We love to see photos of torts... just because we do. 

For sulcatas, you should add these to your reading list:

How to raise a healthy Sulcata 
http://www.tortoiseforum.org/threads/how-to-raise-a-healthy-sulcata-or-leopard-version-2-0.79895/

For those who have a young Sulcata 
http://www.tortoiseforum.org/threads/for-those-who-have-a-young-sulcata.76744/

Your tort will grow very rapidly into a 100lb+ (50kg+) bulldozer that you cannot possibly lift and that needs lots of outdoor space. 

It cannot hibernate so you will need to arrange a suitable heated shelter and nightbox outside in just a few years time.


----------



## Tom (Feb 21, 2017)

Hello and welcome Shamelle.

You will quickly discover that there is a lot of contradictory care info of this species out in the world. Most breeders do not start them correctly, and most of the care info out in the world for this species is out-dated, based on incorrect assumptions about their lives in the wild, and just plain wrong. In most cases the wrong heating and lighting info is given, the wrong substrate is recommended, and the wrong diet is suggested.

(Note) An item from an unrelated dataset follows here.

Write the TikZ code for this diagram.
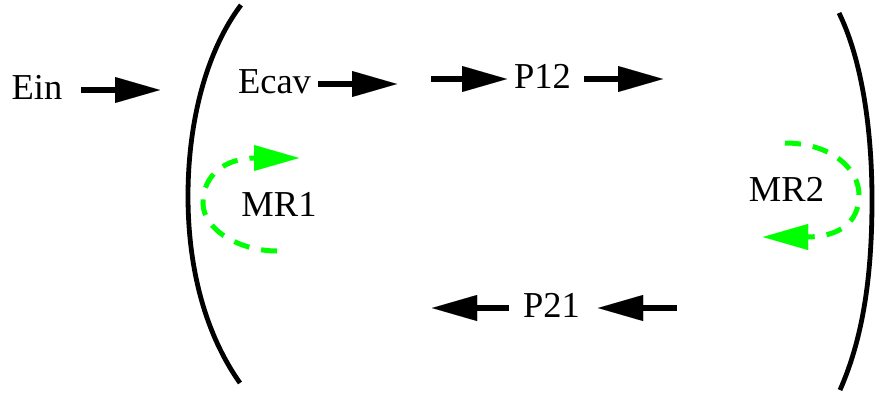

Joe's Mum linked the correct care info for you and I would add this one: http://www.tortoiseforum.org/threads/beginner-mistakes.45180/

I'm giving you this info as someone who has been keeping, breeding and raising 100's of babies of this species since 1991. I followed all the wrong advice and did all the wrong things and through decades of trial and error, I figured out what was really needed. Literally 1000s of people all over the world are doing it this way now and all have the same ideal results. In time, you will also learn what I/we already know, but we'd like to save you a lot of time and also save your tortoise from what will happen if the typical advice is followed.


----------



## Crazy Tortoise (Mar 4, 2017)

Shamelle said:


> View attachment 200357
> 
> 
> 
> ...


Some breeders will tell you things so they make money from the company that work with them so they make more money and I think its great, humidity is Up and everything, but you should watch the tortoise more often so nothing like that happens again, these people are just trying to help your situation, they have had tortoises for years, you had one for two days, I suggest using cardboard around the glass so he cant see out of it and add grass to his diet for fiber


----------